Peer instruction has proven effective in a range of subjects from psychology to philosophy.

A Skeptical Audience

College students typically come into peer instruction courses skeptical.

"Basically my entire life I have been in a situation where a teacher stands up and talks and then you take notes and try to absorb the information as well as you can," says Ryan Duncan, a sophomore in Eric Mazur's physics class at Harvard.

"I've developed a pretty good system to deal with that and revamping my entire education 'philosophy' for this one class was a bit daunting."

But Duncan says he has come to appreciate Mazur's approach.

His classmate Stacey Lyne says she has too. She says it will be frustrating to go back to the traditional approach when she takes classes from other teachers.
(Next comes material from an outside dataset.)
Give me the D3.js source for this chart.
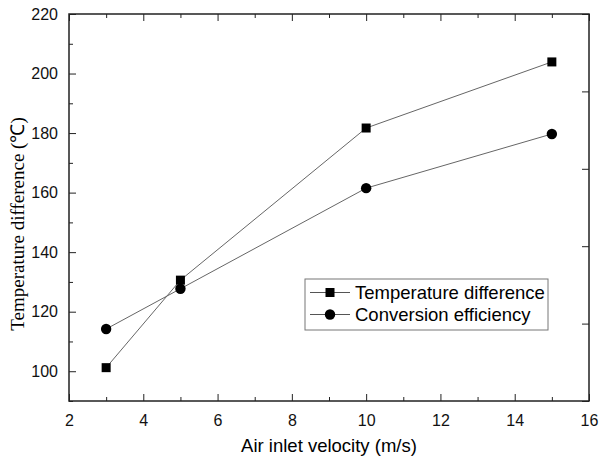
<!DOCTYPE html>
<html>
<head>
<meta charset="utf-8">
<script src="https://cdn.jsdelivr.net/npm/d3@7"></script>
<style>
  body { margin: 0; background: #fff; }
  .axis text { font-family: "Liberation Sans", Arial, sans-serif; font-size: 16px; fill: #111; }
  .axis path, .axis line { stroke: #222; }
</style>
</head>
<body>
<div id="chart-area"></div>
<script>
// data
const velocity = [3, 5, 10, 15];
const tempDiff = [101.2, 130.6, 181.7, 203.9];
const efficiency = [0.93, 1.45, 2.75, 3.45];

const xMajor = [2, 4, 6, 8, 10, 12, 14, 16];
const xMinor = [3, 5, 7, 9, 11, 13, 15];
const yMajor = [100, 120, 140, 160, 180, 200, 220];
const yMinor = [90, 110, 130, 150, 170, 190, 210];
const rMajor = [0, 2, 4];
const rMinor = [1, 3, 5];

let margin = {top: 14, right: 10, bottom: 59, left: 69},
  width = 599 - margin.left - margin.right,
  height = 460 - margin.top - margin.bottom;

let svg = d3.select("#chart-area")
  .append("svg")
  .attr("width", 599)
  .attr("height", 460)
  .append("g")
  .attr("transform", "translate(" + margin.left + "," + margin.top + ")");

let x = d3.scaleLinear().domain([2, 16]).range([0, width]);
let y = d3.scaleLinear().domain([90, 220]).range([height, 0]);
let yR = d3.scaleLinear().domain([0, 5]).range([height, 0]);

// bottom axis
svg.append("g").attr("class", "axis")
  .attr("transform", "translate(0," + height + ")")
  .call(d3.axisBottom(x).tickValues(xMajor).tickSizeInner(-7).tickSizeOuter(0).tickPadding(14))
  .call(g => g.select(".domain").remove());
svg.append("g").attr("class", "axis")
  .attr("transform", "translate(0," + height + ")")
  .call(d3.axisBottom(x).tickValues(xMinor).tickSizeInner(-4).tickSizeOuter(0).tickFormat(""))
  .call(g => g.select(".domain").remove());

// top axis
svg.append("g").attr("class", "axis")
  .call(d3.axisTop(x).tickValues(xMajor).tickSizeInner(-7).tickSizeOuter(0).tickFormat(""))
  .call(g => g.select(".domain").remove());
svg.append("g").attr("class", "axis")
  .call(d3.axisTop(x).tickValues(xMinor).tickSizeInner(-4).tickSizeOuter(0).tickFormat(""))
  .call(g => g.select(".domain").remove());

// left axis
svg.append("g").attr("class", "axis")
  .call(d3.axisLeft(y).tickValues(yMajor).tickSizeInner(-7).tickSizeOuter(0).tickPadding(11))
  .call(g => g.select(".domain").remove());
svg.append("g").attr("class", "axis")
  .call(d3.axisLeft(y).tickValues(yMinor).tickSizeInner(-4).tickSizeOuter(0).tickFormat(""))
  .call(g => g.select(".domain").remove());

// right axis (labels fall outside the picture)
svg.append("g").attr("class", "axis")
  .attr("transform", "translate(" + width + ",0)")
  .call(d3.axisRight(yR).tickValues(rMajor).tickSizeInner(-7).tickSizeOuter(0).tickPadding(14))
  .call(g => g.select(".domain").remove());
svg.append("g").attr("class", "axis")
  .attr("transform", "translate(" + width + ",0)")
  .call(d3.axisRight(yR).tickValues(rMinor).tickSizeInner(-7).tickSizeOuter(0).tickFormat(""))
  .call(g => g.select(".domain").remove());

// frame
svg.append("rect")
  .attr("width", width)
  .attr("height", height)
  .attr("fill", "none")
  .attr("stroke", "#222")
  .attr("stroke-width", 1.5);

let tempPts = velocity.map((v, i) => [x(v), y(tempDiff[i])]);
let effPts = velocity.map((v, i) => [x(v), yR(efficiency[i])]);

svg.append("path")
  .attr("d", d3.line()(tempPts))
  .attr("fill", "none")
  .attr("stroke", "#666")
  .attr("stroke-width", 1);
svg.append("path")
  .attr("d", d3.line()(effPts))
  .attr("fill", "none")
  .attr("stroke", "#666")
  .attr("stroke-width", 1);

svg.selectAll(".sq")
  .data(tempPts)
  .enter()
  .append("rect")
  .attr("class", "sq")
  .attr("x", d => d[0] - 4.5)
  .attr("y", d => d[1] - 4.5)
  .attr("width", 9)
  .attr("height", 9)
  .attr("fill", "#000");

svg.selectAll(".dot")
  .data(effPts)
  .enter()
  .append("circle")
  .attr("class", "dot")
  .attr("cx", d => d[0])
  .attr("cy", d => d[1])
  .attr("r", 5.2)
  .attr("fill", "#000");

// axis titles
svg.append("text")
  .attr("x", width / 2)
  .attr("y", height + 51)
  .style("text-anchor", "middle")
  .style("font-family", "'Liberation Sans', Arial, sans-serif")
  .style("font-size", "18.5px")
  .text("Air inlet velocity (m/s)");

svg.append("text")
  .attr("transform", "rotate(-90)")
  .attr("x", -(224 - margin.top))
  .attr("y", -margin.left + 24)
  .style("text-anchor", "middle")
  .style("font-family", "'Liberation Serif', 'Times New Roman', serif")
  .style("font-size", "19px")
  .text("Temperature difference (℃)");

// legend
let legend = svg.append("g")
  .attr("transform", "translate(" + (305 - margin.left) + "," + (279 - margin.top) + ")");
legend.append("rect")
  .attr("width", 243)
  .attr("height", 51)
  .attr("fill", "#fff")
  .attr("stroke", "#777")
  .attr("stroke-width", 1);

let items = ["Temperature difference", "Conversion efficiency"];
items.forEach(function(name, i) {
  let row = legend.append("g").attr("transform", "translate(0," + (13.5 + i * 22) + ")");
  row.append("line")
    .attr("x1", 5).attr("x2", 45)
    .attr("stroke", "#555").attr("stroke-width", 1);
  if (i === 0) {
    row.append("rect").attr("x", 20.5).attr("y", -4.5).attr("width", 9).attr("height", 9).attr("fill", "#000");
  } else {
    row.append("circle").attr("cx", 25).attr("r", 5.2).attr("fill", "#000");
  }
  row.append("text")
    .attr("x", 50)
    .attr("dy", "0.35em")
    .style("font-family", "'Liberation Sans', Arial, sans-serif")
    .style("font-size", "18.5px")
    .text(name);
});
</script>
</body>
</html>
"I know I'm frustrated now with some of my other classes when I go to lecture and I have to just sit there and take in information and I don't really get the opportunity to think about what I have just learned," she says. Lyne says she's learning more in this new way.

But getting Lyne's other professors to stop lecturing will be a hard sell. Change is slow in the academy, and professors tend to be rewarded for focusing on their research, often at the expense of their teaching.